The network support in M.A.X. was always spotty. The game is frame-locked, which means that all computers in a network game must agree at all times about the game data, and they exchange checks every animation frame. The synchronization error occurs because one of the two computers resolved some action differently than the other one. M.A.X. really predated the popularity of network games, and effort put into this aspect of the game was small compared to most games today.
I’m glad a game that old still has interest in the gaming world. I did sprites for the vehicles and cut scenes for that version and MAX2. Our producer might know where more assets are. Unfortunately I don’t recall who did the coding for the game. I would only have the compiled code as well, sorry.
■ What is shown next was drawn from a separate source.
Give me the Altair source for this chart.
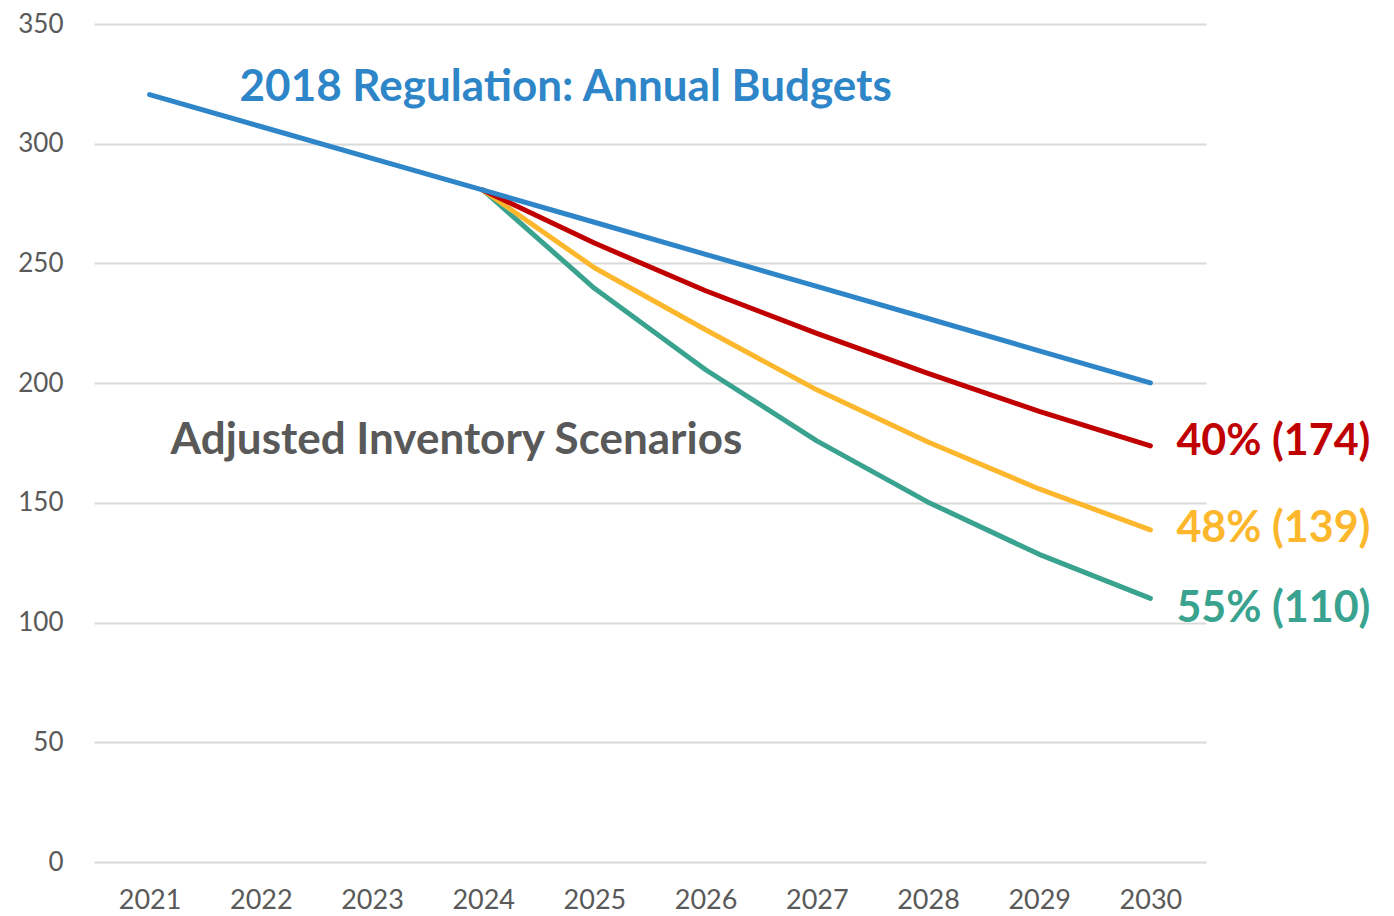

MAX is also a favorite game of mine. Unfortunately, I just wrote up the game background. I’m a writer, not a programmer.
I do not recall if I kept any of my background material for MAX I (and a bunch for MAX II that was never used). I will look in my old files. Most of what I did was at Interplay, and I may not have made copies when I left Interplay.
Thanks for your interest in a favorite old project.
After learning that there is no hope to see a bug fixed version of the game I started my own research to find a solution and strangely enough one of the culprits for the memory assertion errors and game crashes was not related to the game itself. The original v1.04 M.A.X. linear executable is bound to Tenberry Software’s DOS/4GW v1.97 DOS extender. A DOS extender, among many things, is a memory and file manager and according to the DOS/4GW v2.01 release notes there were a couple of defects that could had affected M.A.X. as well. A proof of that assumption is that after like 13 years, back in 2009, I was finally able, for the first time in history, to play an EPIC custom game against three computer players for more than 266 turns without unrecoverable crashes or hangs
until finally the AI started an endless loop of loading mobile units into a depot building and then unloading the same again and again and…
sad story.
At the time my biggest achievement was to figure out the potentially accurate formula for research centers.
But nobody seemed to care much from the community.
Ten years later I accidentally bumped into a presentation of the Syndicate Wars Port which gave me strength and zeal to start this project.